House Appropriations Chairman Hal Rogers (R-Ky.) on Monday said potential across-the-board spending cuts at the Pentagon next year could be problematic as the U.S. battles the Islamic State in Iraq and Syria (ISIS).
“I don’t think sequestration and increased efforts in Syria, in Iraq are compatible,” Rogers said on WVLK 590’s “Kruser and Krew” radio program.
Rogers was asked whether the White House will need to ask Congress for more money to fight ISIS, but the appropriations chairman said the Pentagon has enough funding for now from the recent stopgap spending bill.
The continuing resolution funds the government at fiscal 2014 levels and expires Dec. 11.
Sequestration, meanwhile, could force the Pentagon to cut $50 billion from its budget next year. The budget resolution Congress approved last December, which only covers fiscal 2014 and 2015, delayed the implementation of those across-the-board cuts.
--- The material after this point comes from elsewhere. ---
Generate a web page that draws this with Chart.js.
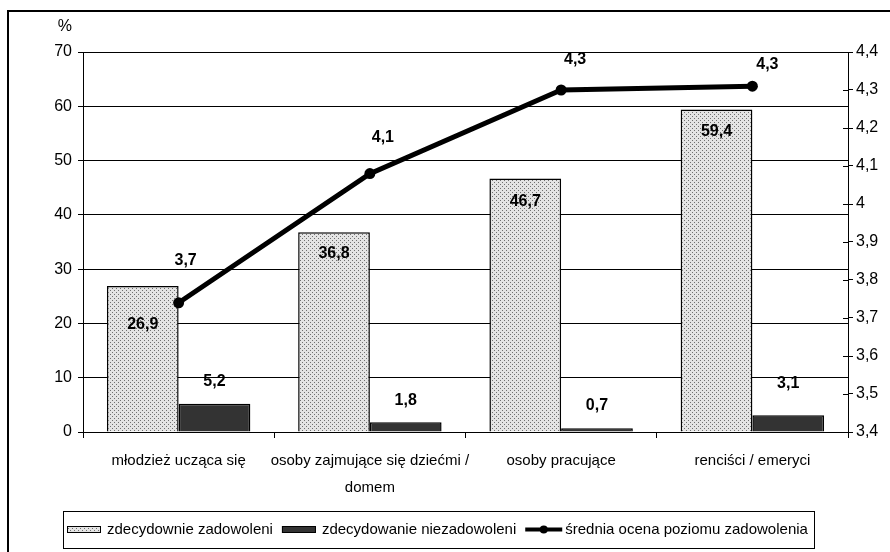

The new Congress next year could further delay sequester cuts with another budget agreement.
House Budget Committee Chairman Paul Ryan (R-Wis.) also raised concerns over the defense budget Monday in which he criticized the administration for cutting back.
Rogers said “we have no choice” of avoiding a fight with ISIS, even though the Obama administration knew about the extremist group long ago.
The Republican said Obama should seek congressional approval for the authorization of military force against ISIS in Iraq and Syria. The White House has so far said the president already has the necessary authority.
Asked if he would vote for an authorization, Rogers said, “I want to see the proposal.”
Rogers supported the recent amendment authorizing President Obama to train and equip vetted, moderate Syrian rebels.